In the context of the control of mycotoxins, corn germplasm, specifically referred to the Bt transgenics, can not be ignored, since it is assumed that they will determine to a great extent the degree of injury to fungi and their mycotoxins. I have shown that Bt maize is vulnerable to the attack of Diabrotica virgifera virgifera (maize rootworm), which was considered "unlikely". This attack, for its notoriety, is important in the United States, and also in other countries of our hemisphere.
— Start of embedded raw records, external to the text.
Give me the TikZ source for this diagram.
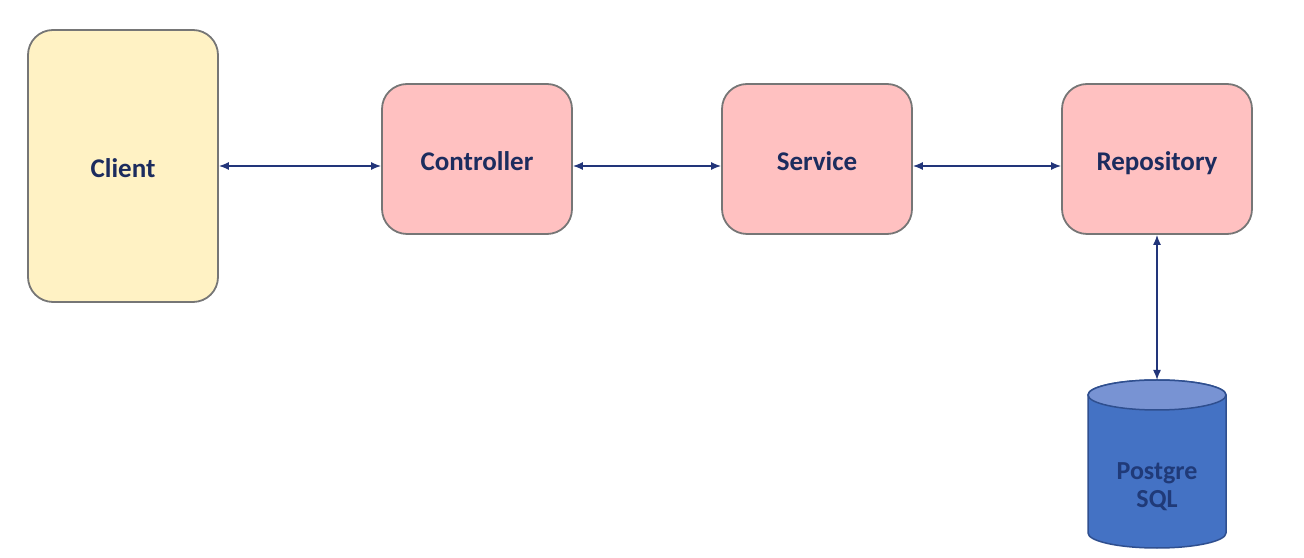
\documentclass[tikz,border=0pt]{standalone}
\usepackage{fontspec}
\setmainfont{Carlito}
\usetikzlibrary{arrows.meta}
\definecolor{clientfill}{HTML}{FFF2C4}
\definecolor{pinkfill}{HTML}{FFC1C1}
\definecolor{boxborder}{HTML}{767676}
\definecolor{navy}{HTML}{1C2C5E}
\definecolor{arrowcol}{HTML}{22357A}
\definecolor{dbbody}{HTML}{4472C4}
\definecolor{dbtopc}{HTML}{7893D3}
\definecolor{dbborder}{HTML}{2F4F8F}
\definecolor{dbtext}{HTML}{203A78}
\begin{document}
\begin{tikzpicture}[x=1pt,y=1pt,
  box/.style={draw=boxborder, line width=1.8pt, rounded corners=25pt, minimum width=190pt, inner sep=0pt,
    font=\fontsize{27}{32}\selectfont\bfseries, text=navy, text height=25pt, text depth=2pt},
  layer/.style={box, fill=pinkfill, minimum height=150pt},
  link/.style={draw=arrowcol, line width=1.5pt, {Latex[length=10pt,width=8pt]}-{Latex[length=10pt,width=8pt]}},
  dblabel/.style={font=\fontsize{26}{30}\selectfont\bfseries, text=dbtext, align=center}]
\useasboundingbox (0,0) rectangle (1304,557);
\node[box, fill=clientfill, minimum height=272pt] (client) at (123,391) {Client};
\node[layer] (ctrl) at (477,398) {Controller};
\node[layer] (srv) at (817,398) {Service};
\node[layer] (repo) at (1157,398) {Repository};
% database cylinder
\draw[dbborder, line width=1.5pt, fill=dbbody] (1088,162) -- (1088,24) arc[start angle=180, end angle=360, x radius=69, y radius=15] -- (1226,162) arc[start angle=0, end angle=180, x radius=69, y radius=15] -- cycle;
\draw[dbborder, line width=1.5pt, fill=dbtopc] (1157,162) ellipse[x radius=69, y radius=15];
\coordinate (dbtop) at (1157,177);
\node[dblabel] (db) at (1157,70) {Postgre\\[-2pt]SQL};
% connectors
\draw[link] (client.east) -- (client.east -| ctrl.west);
\draw[link] (ctrl.east |- client.east) -- (srv.west |- client.east);
\draw[link] (srv.east |- client.east) -- (repo.west |- client.east);
\draw[link] (repo.south) -- (dbtop);
\end{tikzpicture}
\end{document}
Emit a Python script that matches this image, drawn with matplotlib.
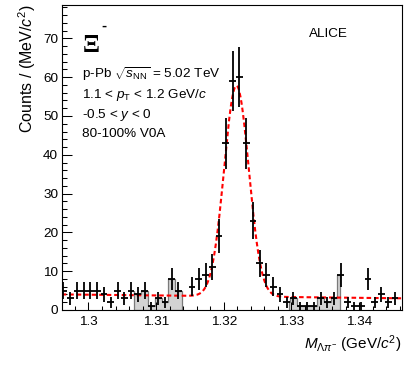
import numpy as np
import matplotlib
matplotlib.use('Agg')
import matplotlib.pyplot as plt
from matplotlib.ticker import MultipleLocator

plt.rcParams['font.family'] = ['Liberation Sans', 'DejaVu Sans']
plt.rcParams['mathtext.fontset'] = 'custom'
plt.rcParams['mathtext.rm'] = 'Liberation Sans'
plt.rcParams['mathtext.it'] = 'Liberation Sans:italic'
plt.rcParams['mathtext.bf'] = 'Liberation Sans:bold'

# Lambda pi- invariant mass, 1 MeV bins starting at bin_lo
bin_lo = 1.2958
bin_width = 0.001
counts = [5, 3, 5, 5, 5, 5, 4, 2, 5, 3,
          5, 4, 5, 1, 3, 2, 8, 5, 0, 6,
          8, 9, 11, 19, 43, 59, 60, 43, 23, 12,
          9, 6, 4, 2, 3, 1, 1, 1, 3, 2,
          3, 9, 2, 1, 1, 8, 2, 4, 2, 3]

# gaussian + linear background fit
fit_mean = 1.32187
fit_sigma = 0.00182
fit_amp = 54.3
bkg_p0 = 3.5     # at fit_mean
bkg_p1 = -20.0   # per GeV/c2

# side bands (gray)
sidebands = [(1.3067, 1.3139), (1.3297, 1.3371)]

x_range = (1.29605, 1.34626)
y_range = (0, 78.6)

counts = np.array(counts, dtype=float)
edges = bin_lo + bin_width * np.arange(len(counts) + 1)
centers = 0.5 * (edges[:-1] + edges[1:])

fig = plt.figure(figsize=(4.11, 3.65), dpi=100)
ax = fig.add_axes([61.7 / 411, 1 - 310 / 365, 339.8 / 411, 305 / 365])

# side band histograms
for lo, hi in sidebands:
    inner = edges[(edges > lo) & (edges < hi)]
    xs = np.concatenate([[lo], inner, [hi]])
    idx = np.searchsorted(edges, xs[:-1], side='right') - 1
    ys = counts[idx]
    px = [xs[0]]
    py = [0]
    for i in range(len(ys)):
        px += [xs[i], xs[i + 1]]
        py += [ys[i], ys[i]]
    px.append(xs[-1])
    py.append(0)
    ax.fill(px, py, facecolor='#d3d3d3', edgecolor='#7a7a7a', lw=0.9, zorder=1)

# fit curve
xf = np.linspace(x_range[0], x_range[1], 600)
yf = fit_amp * np.exp(-0.5 * ((xf - fit_mean) / fit_sigma) ** 2) + bkg_p0 + bkg_p1 * (xf - fit_mean)
ax.plot(xf, yf, color='#ff0000', lw=1.5, ls=(0, (2.2, 1.4)), zorder=3)

# data points
keep = counts > 0
ax.errorbar(centers[keep], counts[keep], xerr=bin_width / 2, yerr=np.sqrt(counts[keep]),
            fmt='none', ecolor='black', elinewidth=1.3, capsize=0, zorder=4)

ax.set_xlim(*x_range)
ax.set_ylim(*y_range)
ax.xaxis.set_major_locator(MultipleLocator(0.01))
ax.xaxis.set_minor_locator(MultipleLocator(0.002))
ax.yaxis.set_major_locator(MultipleLocator(10))
ax.yaxis.set_minor_locator(MultipleLocator(2))
ax.xaxis.set_major_formatter(plt.FuncFormatter(lambda v, p: f'{v:g}'))
ax.tick_params(axis='x', which='major', direction='in', length=5.8, width=0.75, labelsize=9.7, pad=4)
ax.tick_params(axis='x', which='minor', direction='in', length=2.9, width=0.75)
ax.tick_params(axis='y', which='major', direction='in', length=7.2, width=0.75, labelsize=9.7, pad=2.5)
ax.tick_params(axis='y', which='minor', direction='in', length=3.6, width=0.75)
for s in ax.spines.values():
    s.set_linewidth(0.8)

ax.set_ylabel('Counts / (MeV/$c^{2}$)', loc='top', fontsize=11.5, labelpad=4)
ax.set_xlabel(r'$M_{\Lambda\pi^{-}}$ (GeV/$c^{2}$)', loc='right', fontsize=11, labelpad=4)

ax.text(0.062, 0.846, 'Ξ', transform=ax.transAxes, fontsize=18, fontweight='bold',
        va='baseline', family=['Liberation Serif'])
ax.text(0.117, 0.931, '-', transform=ax.transAxes, fontsize=11, fontweight='bold', va='center')
ax.text(0.784, 0.895, 'ALICE', transform=ax.transAxes, fontsize=9.7, ha='center', va='baseline')
lines = [r'p-Pb $\sqrt{s_{\mathrm{NN}}}$ = 5.02 TeV',
         r'1.1 < $p_{\mathrm{T}}$ < 1.2 GeV/$c$',
         r'-0.5 < $y$ < 0',
         '80-100% V0A']
for txt, yb in zip(lines, [0.761, 0.695, 0.630, 0.567]):
    ax.text(0.060, yb, txt, transform=ax.transAxes, fontsize=9.7, va='baseline')

fig.savefig('out.png', dpi=100)
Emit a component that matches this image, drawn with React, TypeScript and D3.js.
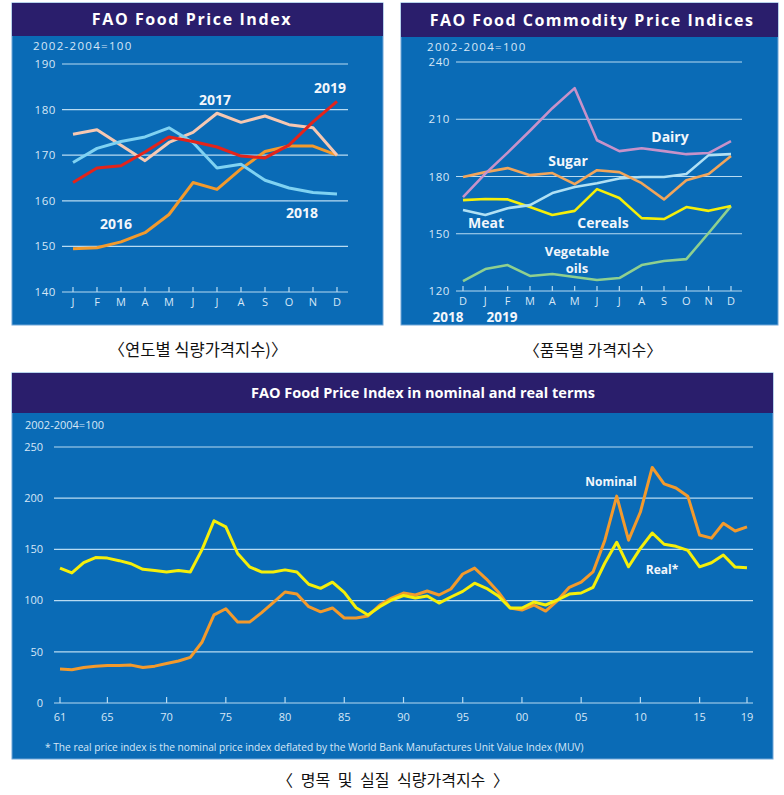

We are currently aware of a new case of resistance in South Africa, Busseola fusca (maize moth), one of the most aggressive pests affecting maize in that nation, as it has apparently developed a rare defense mechanism against the action of Bt toxin. Today the resistance of insects to transgenic maize is inherited as a dominant and non-recessive trait, thus manifesting the insect, a new mechanism of evolutionary defense, for the adaptation to its habitat. I remark the aforementioned, because it is unquestionable that the vulnerability of Bt maize, in the face of these pests, makes it easier for an aggressive attack of mycotic agents, especially those that produce aflatoxins, on which curiously no research papers with scientific rigor have been reported, regarding Bt maize. Which is controversial and lends itself to suspicious interpretations.
Good afternoon and you are all invited to visit Peru.